さらに、見かけ粘度(B型粘度)を測定するためのB型粘度試験は、一般に、図8(a)で示すように、規格ビーカー12に試料100を500ml注入する。その後、B型粘度計11に備えた浸漬マーク111の間に試料100の液面が位置するまで、B型粘度計11に備えたローター112を挿入し、測定を開始する。
この試験方法は、規格ビーカー11に注入された液体試料100が、深さ方向に一様な濃度を示す液体である場合を想定した方法である。したがって、規格ビーカー12の底部とローター112の先端との間に、大きな間隔が生じることから、安定液3のように規格ビーカー11に注入した後、時間の経過につれて高さ方向に濃度の変化が生じるような材料である場合、必ずしも見かけ粘度(B型粘度)を測定するに最適な試験方法とは言えない。
そこで、B型粘度計11に備えたガイドレール113が、規格ビーカー12の底部に近接するまでローター112を安定液3に挿入するべく、規格ビーカー12への安定液3の注入量を従来の500mlより減少させる。例えば、図8(b)で示すように、B型粘度計11のローター112を挿入して浸漬マーク111に安定液3の液面が位置した時に、液面が450mlとなる量の安定液3を規格ビーカー12に注入する。

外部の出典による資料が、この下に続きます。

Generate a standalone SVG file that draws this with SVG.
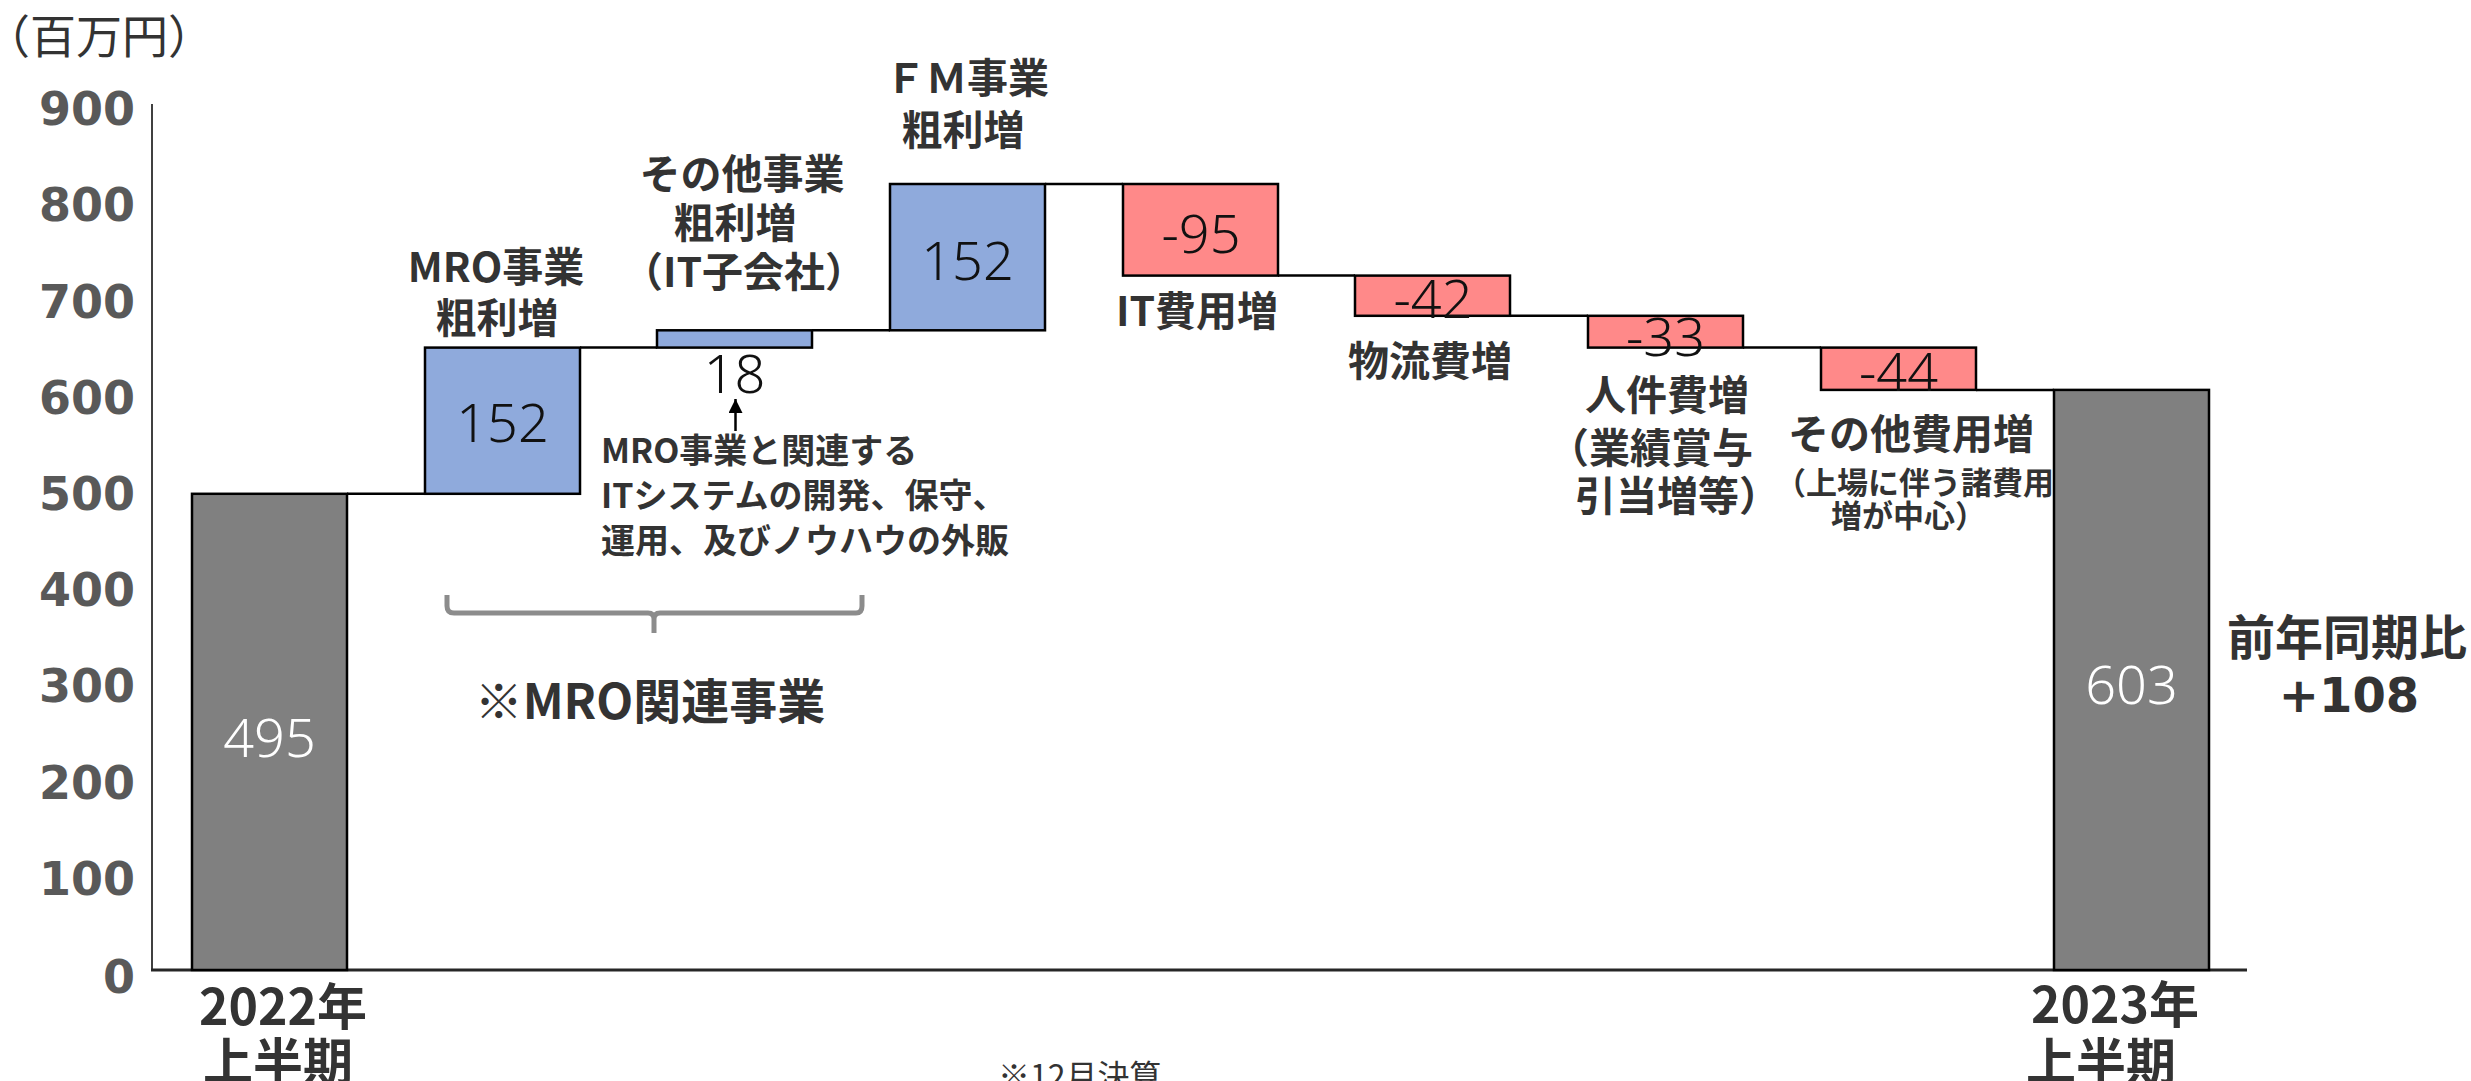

こうすると、B型粘度計11のローター112が規格ビーカー12の底部近傍まで挿入されるため、ローター112の回転により規定ビーカー12内の安定液3全体が均一に撹拌され、より正確な見かけ粘度(B型粘度)を測定することが可能となる。
1 地中孔
2 孔壁
3 安定液
4 地中掘削機
41 円錐部
42 円筒部
43 サイドカッタ
5 再生処理装置
51 土砂分離装置
52 貯留槽
53 調合装置
6 流動化処理土
7 地下水
8 地中コンクリート構造物
81 場所打ちコンクリート杭
11 B型粘度計
111 浸漬マーク
112 ローター
113 ガイドレール
12 規格ビーカー
100 液体試料

Claims (3)

  1. 安定液を利用して地盤中に地中コンクリート構造物を構築する際の、安定液の品質管理方法であって、
    前記地中コンクリート構造物を構築しつつ前記安定液の見かけ粘度を測定することにより、見かけ粘度実測値を適時取得し、
    該見かけ粘度実測値に基づいて、前記安定液の凝集に起因する劣化状態を管理することを特徴とする安定液の品質管理方法。
  2. 請求項1に記載の安定液の品質管理方法において、
    前記安定液にCa成分が混入した際の、ろ過水量と前記見かけ粘度の関係をあらかじめ把握しておき、
    前記ろ過水量の品質管理基準値に対応する前記見かけ粘度を、見かけ粘度管理値に設定し、
    該見かけ粘度管理値と前記見かけ粘度実測値とを比較することにより、前記安定液の凝集に起因する劣化状態を管理することを特徴とする安定液の品質管理方法。
  3. 請求項1または2に記載の安定液の品質管理方法において、
    前記見かけ粘度実測値を、B型粘度測定試験にて測定することを特徴とする安定液の品質管理方法。